--- Aim of the task ---
Comb through the entries for "this" and pull out each line that holds it.

--- Data ---
+ + + +
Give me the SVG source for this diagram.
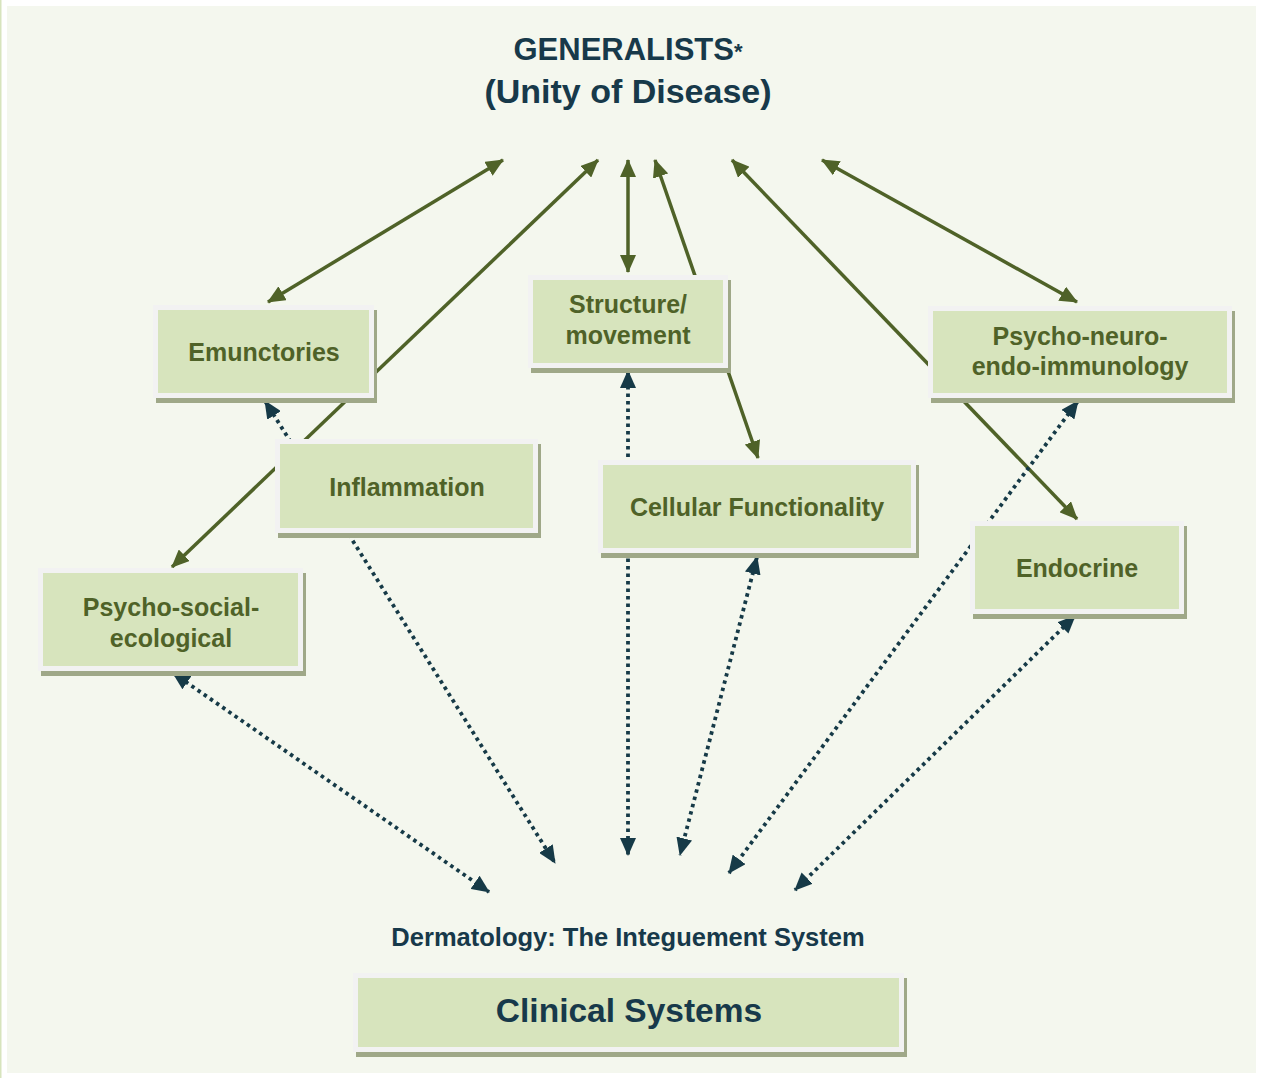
+ + + +
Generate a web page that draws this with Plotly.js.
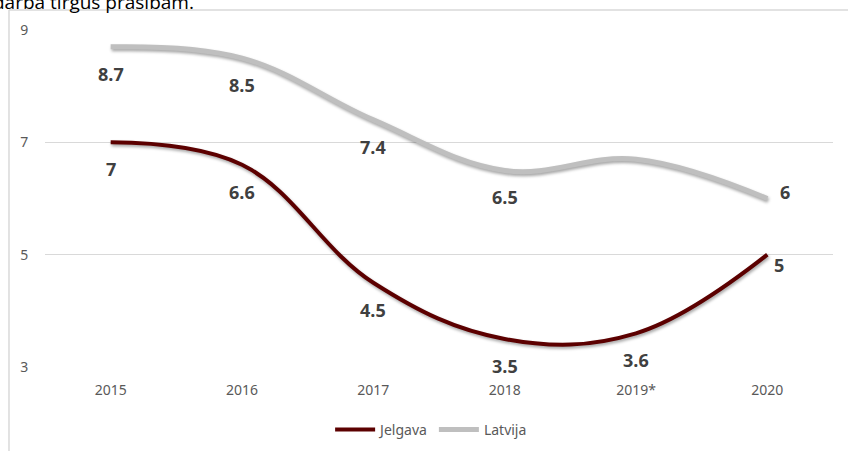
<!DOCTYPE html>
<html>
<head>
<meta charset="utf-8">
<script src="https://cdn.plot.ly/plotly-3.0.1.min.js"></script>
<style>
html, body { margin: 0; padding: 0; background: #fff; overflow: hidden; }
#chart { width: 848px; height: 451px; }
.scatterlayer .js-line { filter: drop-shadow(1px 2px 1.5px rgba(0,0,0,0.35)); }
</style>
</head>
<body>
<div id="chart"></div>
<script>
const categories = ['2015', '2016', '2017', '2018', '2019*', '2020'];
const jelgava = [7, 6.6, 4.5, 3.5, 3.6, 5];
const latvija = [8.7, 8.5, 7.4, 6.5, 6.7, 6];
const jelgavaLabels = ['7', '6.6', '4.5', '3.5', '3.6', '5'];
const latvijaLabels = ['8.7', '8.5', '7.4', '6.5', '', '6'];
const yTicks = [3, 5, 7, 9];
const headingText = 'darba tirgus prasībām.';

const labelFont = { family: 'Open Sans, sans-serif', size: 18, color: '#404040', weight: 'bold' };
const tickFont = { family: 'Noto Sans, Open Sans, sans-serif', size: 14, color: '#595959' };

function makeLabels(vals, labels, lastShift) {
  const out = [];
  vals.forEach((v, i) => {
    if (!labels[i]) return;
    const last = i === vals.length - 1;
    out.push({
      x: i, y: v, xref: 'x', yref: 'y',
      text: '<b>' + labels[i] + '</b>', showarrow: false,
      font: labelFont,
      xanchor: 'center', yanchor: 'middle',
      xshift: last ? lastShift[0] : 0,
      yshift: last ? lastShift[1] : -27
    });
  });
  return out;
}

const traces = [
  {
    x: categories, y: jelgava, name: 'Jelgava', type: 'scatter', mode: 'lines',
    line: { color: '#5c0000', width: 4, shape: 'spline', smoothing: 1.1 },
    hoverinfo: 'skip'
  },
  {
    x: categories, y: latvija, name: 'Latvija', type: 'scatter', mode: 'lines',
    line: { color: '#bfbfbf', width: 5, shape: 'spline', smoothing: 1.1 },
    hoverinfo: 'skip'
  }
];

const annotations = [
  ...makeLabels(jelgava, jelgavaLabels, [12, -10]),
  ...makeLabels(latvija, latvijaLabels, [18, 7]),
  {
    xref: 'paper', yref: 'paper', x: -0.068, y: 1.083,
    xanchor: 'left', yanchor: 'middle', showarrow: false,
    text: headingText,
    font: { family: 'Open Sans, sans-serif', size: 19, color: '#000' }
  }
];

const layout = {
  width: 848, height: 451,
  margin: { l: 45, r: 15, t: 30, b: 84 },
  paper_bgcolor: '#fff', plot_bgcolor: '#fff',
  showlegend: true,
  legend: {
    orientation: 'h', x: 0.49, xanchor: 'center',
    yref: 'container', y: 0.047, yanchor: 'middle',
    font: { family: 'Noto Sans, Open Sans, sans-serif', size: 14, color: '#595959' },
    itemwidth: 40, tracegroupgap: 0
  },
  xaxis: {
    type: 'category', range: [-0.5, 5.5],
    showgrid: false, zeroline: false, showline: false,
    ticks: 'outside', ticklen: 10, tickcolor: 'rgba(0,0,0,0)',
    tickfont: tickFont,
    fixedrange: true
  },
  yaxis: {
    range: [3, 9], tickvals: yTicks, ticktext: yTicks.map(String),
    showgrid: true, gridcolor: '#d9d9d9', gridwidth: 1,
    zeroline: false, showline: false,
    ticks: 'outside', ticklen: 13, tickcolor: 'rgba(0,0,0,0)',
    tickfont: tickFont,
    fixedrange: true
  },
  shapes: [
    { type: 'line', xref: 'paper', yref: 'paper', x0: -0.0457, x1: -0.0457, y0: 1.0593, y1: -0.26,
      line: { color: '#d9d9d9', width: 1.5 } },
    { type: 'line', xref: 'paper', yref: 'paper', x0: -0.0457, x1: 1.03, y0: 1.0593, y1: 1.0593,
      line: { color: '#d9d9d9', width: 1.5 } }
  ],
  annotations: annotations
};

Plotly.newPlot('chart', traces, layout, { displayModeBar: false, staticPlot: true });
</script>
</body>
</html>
+ + + +
--- Answer to the problem ---
Give me the SVG source for this diagram.
Generate a web page that draws this with Plotly.js.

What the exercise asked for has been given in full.